Nobody really knows how modafinil works. It works on a whole bunch of receptors, and I reckon they’ll literally have to discover new receptors to really pin it down. This is how it will be for “second generation” drugs: they’ll be discovered by accident, and nobody will really how they work for a long time afterward. Then, once that’s figured out, we’ll end up with copies of copies, as is already happening with “armodafinil”.
Modafinil, in my opinion, is also one of the only genuine and useful “nootropics” available on the market. I’ve tried around 20 nootropics, and modafinil and phenibut are the only ones that did anything for me in terms of being able to apply myself more intelligently to tasks.
Phenibut is perhaps a “generation 1.5 drug”. I do not believe the hype about withdrawal: I once took 1.5g per day for a couple of months and also came off that with no problem. I believe it has nootropic effects we do not yet fully understand — these involve the visual system and memory, but I cannot say any more than that at this stage. Its anxiety-busting effects in the short term are second to none. However, tolerance does indeed develop in this regard, and fairly quickly too. Still, going after GABA-B seems to have “next generation” (fire) effects that monoamine (smoke) drugs like antidepressants do not.

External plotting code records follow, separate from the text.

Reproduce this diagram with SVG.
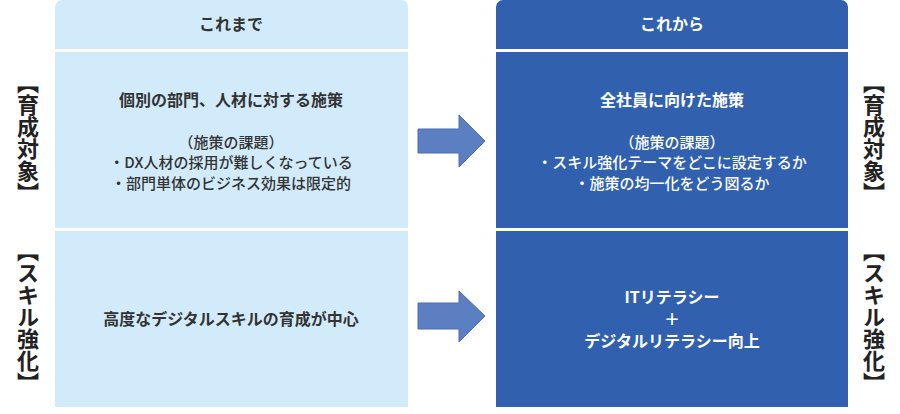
<svg xmlns="http://www.w3.org/2000/svg" width="900" height="414" viewBox="0 0 900 414">
<style>
text{font-family:"Noto Sans CJK JP","Noto Sans",sans-serif;font-weight:bold;text-anchor:middle}
.d{fill:#333}.w{fill:#fff}
.h{font-size:16px}.m{font-size:16px}.s{font-size:15px;font-weight:500}
.v{font-size:22px;writing-mode:vertical-rl;fill:#222}
.arr{fill:#5c7fc2;stroke:#4a6db0;stroke-width:1}
</style>
<rect width="900" height="414" fill="#fff"/>
<g id="left">
<path d="M55,407V7a7,7 0 0 1 7,-7H401a7,7 0 0 1 7,7V407Z" fill="#d2ebfb"/>
<rect x="55" y="49" width="353" height="3" fill="#fff"/>
<rect x="55" y="228" width="353" height="3" fill="#fff"/>
<text class="d h" x="231" y="30">これまで</text>
<text class="d m" x="231" y="106">個別の部門、人材に対する施策</text>
<text class="d s" x="231" y="148">（施策の課題）</text>
<text class="d s" x="231" y="168">・DX人材の採用が難しくなっている</text>
<text class="d s" x="231" y="189">・部門単体のビジネス効果は限定的</text>
<text class="d m" x="231" y="325">高度なデジタルスキルの育成が中心</text>
</g>
<g id="right">
<path d="M496,407V7a7,7 0 0 1 7,-7H841a7,7 0 0 1 7,7V407Z" fill="#3161ae"/>
<rect x="496" y="49" width="352" height="3" fill="#fff"/>
<rect x="496" y="228" width="352" height="3" fill="#fff"/>
<text class="w h" x="672" y="30">これから</text>
<text class="w m" x="672" y="106">全社員に向けた施策</text>
<text class="w s" x="672" y="148">（施策の課題）</text>
<text class="w s" x="672" y="168">・スキル強化テーマをどこに設定するか</text>
<text class="w s" x="672" y="189">・施策の均一化をどう図るか</text>
<text class="w m" x="672" y="303">ITリテラシー</text>
<text class="w m" x="672" y="325">＋</text>
<text class="w m" x="672" y="347">デジタルリテラシー向上</text>
</g>
<g id="labels">
<text class="v" x="28" y="138">【育成対象】</text>
<text class="v" x="28" y="317">【スキル強化】</text>
<text class="v" x="874" y="138">【育成対象】</text>
<text class="v" x="874" y="317">【スキル強化】</text>
</g>
<g id="connectors">
<path class="arr" d="M418,129H459V115L485,141L459,167V153H418Z"/>
<path class="arr" d="M418,303H459V291L485,316L459,342V329H418Z"/>
</g>
</svg>
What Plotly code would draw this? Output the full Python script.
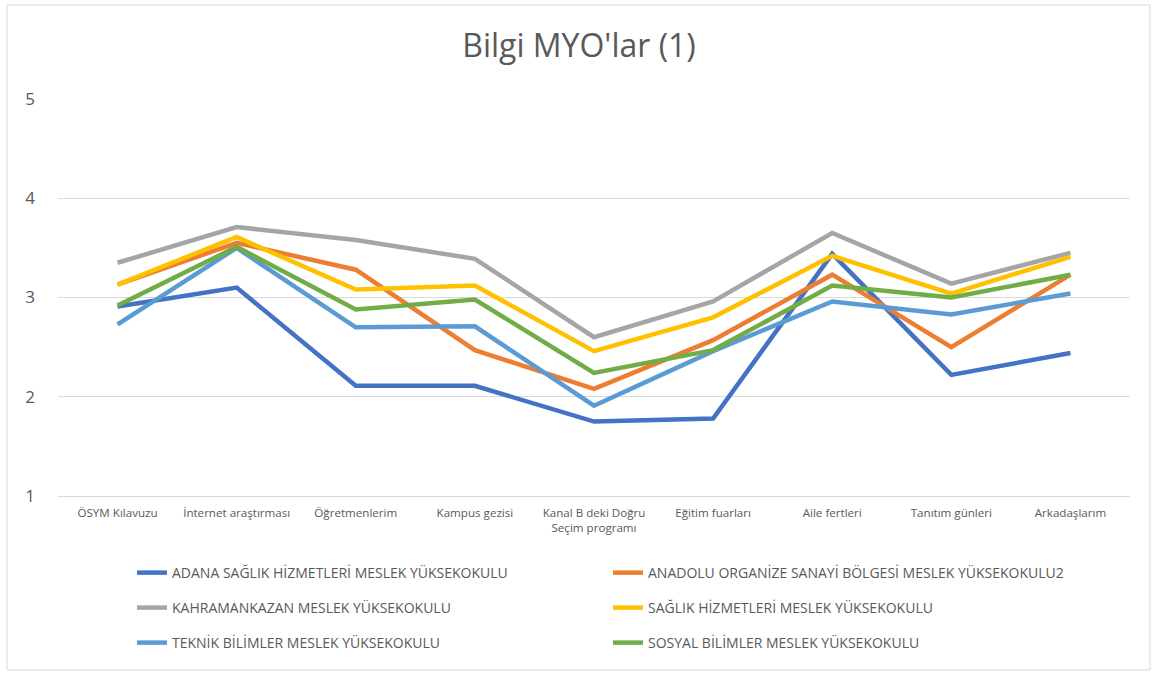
import plotly.graph_objects as go

categories = ["ÖSYM Kılavuzu", "İnternet araştırması", "Öğretmenlerim", "Kampus gezisi",
              "Kanal B deki Doğru<br>Seçim programı", "Eğitim fuarları", "Aile fertleri",
              "Tanıtım günleri", "Arkadaşlarım"]

adana = [2.91, 3.10, 2.11, 2.11, 1.75, 1.78, 3.44, 2.22, 2.44]
anadolu = [3.13, 3.55, 3.28, 2.47, 2.08, 2.57, 3.23, 2.50, 3.23]
kahramankazan = [3.35, 3.71, 3.58, 3.39, 2.60, 2.96, 3.65, 3.14, 3.45]
saglik = [3.13, 3.61, 3.08, 3.12, 2.46, 2.80, 3.42, 3.04, 3.41]
teknik = [2.73, 3.50, 2.70, 2.71, 1.91, 2.46, 2.96, 2.83, 3.04]
sosyal = [2.92, 3.51, 2.88, 2.98, 2.24, 2.47, 3.12, 3.00, 3.23]

series = [
    ("ADANA SAĞLIK HİZMETLERİ MESLEK YÜKSEKOKULU", adana, "#4472C4", "legend"),
    ("ANADOLU ORGANİZE SANAYİ BÖLGESİ MESLEK YÜKSEKOKULU2", anadolu, "#ED7D31", "legend"),
    ("KAHRAMANKAZAN MESLEK YÜKSEKOKULU", kahramankazan, "#A5A5A5", "legend2"),
    ("SAĞLIK HİZMETLERİ MESLEK YÜKSEKOKULU", saglik, "#FFC000", "legend2"),
    ("TEKNİK BİLİMLER MESLEK YÜKSEKOKULU", teknik, "#5B9BD5", "legend3"),
    ("SOSYAL BİLİMLER MESLEK YÜKSEKOKULU", sosyal, "#70AD47", "legend3"),
]

fig = go.Figure()
for name, vals, color, leg in series:
    fig.add_trace(go.Scatter(x=categories, y=vals, name=name, mode="lines",
                             line=dict(color=color, width=4.5), legend=leg))

font = "Open Sans"
grey = "#595959"
W, H = 1158, 677
ml, mr, mt, mb = 58, 28, 99, 181
pw, ph = W - ml - mr, H - mt - mb


def px_to_paper(xp, yp):
    return (xp - ml) / pw, (H - mb - yp) / ph


leg_common = dict(orientation="h", entrywidth=431, entrywidthmode="pixels",
                  font=dict(family=font, size=14, color=grey),
                  xanchor="left", yanchor="middle", bgcolor="rgba(0,0,0,0)")
lx, _ = px_to_paper(132, 0)
fig.update_layout(
    width=W, height=H,
    margin=dict(l=ml, r=mr, t=mt, b=mb),
    paper_bgcolor="white", plot_bgcolor="white",
    title=dict(text="Bilgi MYO'lar (1)", x=0.5, xanchor="center", y=1 - 46 / H, yanchor="middle",
               font=dict(family=font, size=32, color=grey)),
    legend=dict(x=lx, y=px_to_paper(0, 573)[1], **leg_common),
    legend2=dict(x=lx, y=px_to_paper(0, 608)[1], **leg_common),
    legend3=dict(x=lx, y=px_to_paper(0, 643)[1], **leg_common),
    xaxis=dict(range=[-0.5, len(categories) - 0.5], showgrid=False, showline=True,
               linecolor="#D9D9D9", linewidth=1,
               ticks="", tickfont=dict(family=font, size=11.6, color=grey),
               ticklabelstandoff=6),
    yaxis=dict(range=[1, 5], dtick=1, showgrid=True, gridcolor="#D9D9D9", gridwidth=1,
               zeroline=False, showline=False, ticks="",
               tickfont=dict(family=font, size=17, color=grey), ticklabelstandoff=22),
)

x0, y0 = px_to_paper(7, 670)
x1, y1 = px_to_paper(1150, 5)
fig.add_shape(type="rect", xref="paper", yref="paper", x0=x0, y0=y0, x1=x1, y1=y1,
              line=dict(color="#D9D9D9", width=1), layer="below")

fig.write_html("out.html", config={"displayModeBar": False},
               post_script="document.body.style.margin='0px';")
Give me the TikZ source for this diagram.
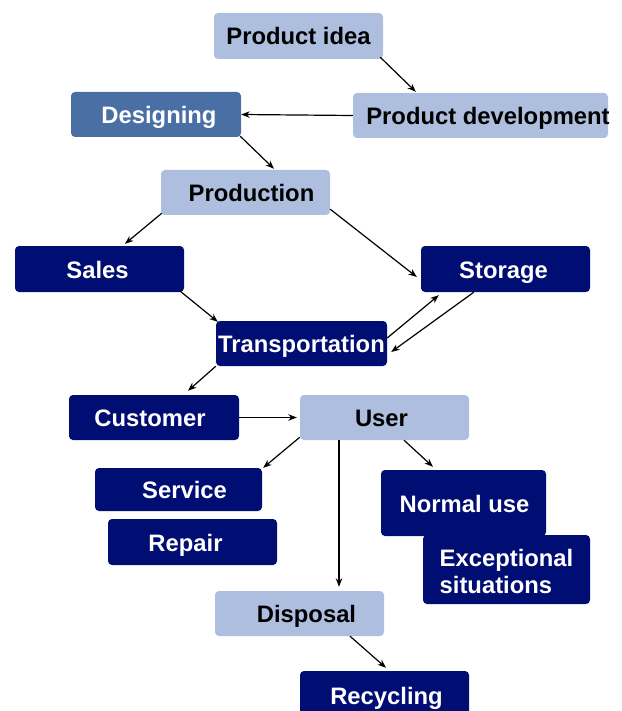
\documentclass[tikz,border=0pt]{standalone}
\usepackage{fontspec}
\setmainfont{Liberation Sans}
\usetikzlibrary{arrows.meta}
\definecolor{paleblue}{HTML}{AEBEDE}
\definecolor{boxnavy}{HTML}{000E73}
\definecolor{steelbox}{HTML}{4A6FA5}
% label shifted sideways inside its box: #1 is twice the shift
\newcommand\shiftlbl[2]{\makebox[0pt]{\hspace*{#1}#2}}
\tikzset{
  box/.style={rectangle, rounded corners=4pt, inner sep=0pt,
    text height=18pt, text depth=0pt,
    font=\fontsize{23.8}{27}\selectfont\bfseries},
  light/.style={box, fill=paleblue, text=black},
  dark/.style={box, fill=boxnavy, text=white},
  mid/.style={box, fill=steelbox, text=white},
  link/.style={-{Stealth[length=8.5pt,width=6.5pt]}, line width=1.2pt},
}
\begin{document}
\begin{tikzpicture}[x=1pt,y=1pt]
\useasboundingbox (0,0) rectangle (621,-711);
\clip (0,0) rectangle (621,-711);

% boxes
\node[light, minimum width=169pt, minimum height=46pt] (idea) at (298.5,-36) {\shiftlbl{0pt}{Product idea}};
\node[light, minimum width=255pt, minimum height=45pt] (dev) at (480.5,-115.5) {\shiftlbl{15pt}{Product development}};
\node[mid, minimum width=170pt, minimum height=45pt] (design) at (156,-114.5) {\shiftlbl{6pt}{Designing}};
\node[light, minimum width=169pt, minimum height=45pt] (prod) at (245.5,-192.5) {\shiftlbl{12pt}{Production}};
\node[dark, minimum width=169pt, minimum height=46pt] (sales) at (99.5,-269) {\shiftlbl{-4pt}{Sales}};
\node[dark, minimum width=169pt, minimum height=46pt] (storage) at (505.5,-269) {\shiftlbl{-4pt}{Storage}};
\node[dark, minimum width=171pt, minimum height=45pt] (trans) at (301.5,-343.5) {\shiftlbl{0pt}{Transportation}};
\node[dark, minimum width=170pt, minimum height=45pt] (customer) at (154,-417.5) {\shiftlbl{-8pt}{Customer}};
\node[light, minimum width=169pt, minimum height=45pt] (user) at (384.5,-417.5) {\shiftlbl{-6pt}{User}};
\node[dark, minimum width=167pt, minimum height=43pt] (service) at (178.5,-489.5) {\shiftlbl{12pt}{Service}};
\node[dark, minimum width=169pt, minimum height=46pt] (repair) at (192.5,-542) {\shiftlbl{-14pt}{Repair}};
\node[dark, minimum width=165pt, minimum height=66pt] (normal) at (463.5,-503) {\shiftlbl{2pt}{Normal use}};
\node[dark, minimum width=167pt, minimum height=69pt, align=left, text height=47pt, text depth=0pt] (except) at (506.5,-569.5) {Exceptional\\situations};
\node[light, minimum width=169pt, minimum height=45pt] (disposal) at (299.5,-613.5) {\shiftlbl{14pt}{Disposal}};
\node[dark, minimum width=169pt, minimum height=48pt] (recycling) at (384.5,-695) {\shiftlbl{4pt}{Recycling}};

% connectors
\draw[link] ([xshift=-3pt,yshift=2pt]idea.south east) -- ([xshift=63pt,yshift=1pt]dev.north west);
\draw[link] (dev.west) -- (design.east);
\draw[link] ([xshift=-1pt,yshift=1pt]design.south east) -- ([xshift=28.5pt,yshift=1pt]prod.north);
\draw[link] ([xshift=1pt,yshift=2pt]prod.south west) -- ([xshift=25.5pt,yshift=2pt]sales.north);
\draw[link] ([yshift=6pt]prod.south east) -- ([xshift=-4pt,yshift=-8pt]storage.west);
\draw[link] ([xshift=-4pt,yshift=1pt]sales.south east) -- ([xshift=2pt,yshift=-1pt]trans.north west);
\draw[link] ([yshift=5.5pt]trans.east) -- ([xshift=18pt,yshift=-3pt]storage.south west);
\draw[link] ([xshift=53pt]storage.south west) -- ([xshift=4pt,yshift=-8.5pt]trans.east);
\draw[link] (trans.south west) -- ([xshift=34pt,yshift=4pt]customer.north);
\draw[link] (customer.east) -- ([xshift=-3pt]user.west);
\draw[link] ([yshift=3pt]user.south west) -- ([xshift=1pt]service.north east);
\draw[link] ([xshift=-45.5pt]user.south) -- ([xshift=39.5pt,yshift=4pt]disposal.north);
\draw[link] ([xshift=19.5pt]user.south) -- ([xshift=-30.5pt,yshift=3pt]normal.north);
\draw[link] ([xshift=50.5pt]disposal.south) -- ([xshift=1.5pt,yshift=3pt]recycling.north);
\end{tikzpicture}
\end{document}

Modafinil and phenibut, when I took them together, gave one of the most profound “glows” I have ever experienced in all my crazy drug experiments. I literally felt smarter, and that was the exact moment I created this new website and started turning my life around. Obviously I make no guarantees about that happening for anyone else. Additionally, that “glow” did wane after about two months, so I moved onto something else, as I often do. Still, there is something special there. 🙂
I would like to say we will be seeing more of these drugs appear soon, but I have my doubts: Western civilization has already basically collapsed, and Big Pharma has little interest in making you well. If we do see new drugs, we will see them coming out of the East, e.g. Russia and China. I have a good feeling about Russia in particular, for kicking the West’s ass with phenibut for anxiety and as a sleep aid, and for noopept just because it’s an interesting drug to me for a few reasons I won’t go into now. Importantly, they got these drugs out and approved for use by their people quickly, instead of wrapping them up in red tape for shadowy financial agendas like the FDA and its counterpart agencies in other Western countries like to do. Both these drugs, and most drugs which actually “do” anything, are still unapproved as medicines in the West — so they’re either “supplements”, “off-label”, illegal, or whatever. I’ve seen my stepfather’s Parkinson’s treatment completely hindered by the UK’s inability to get the racetams, other novel dementia drugs and even melatonin (until this year!) approved in time. Truly maddening.
This was supposed to be a quick post about modafinil for SAD. Due to being on modafinil while writing it, it ended up taking over 2 hours and wound down tangential paths like a runaway stream!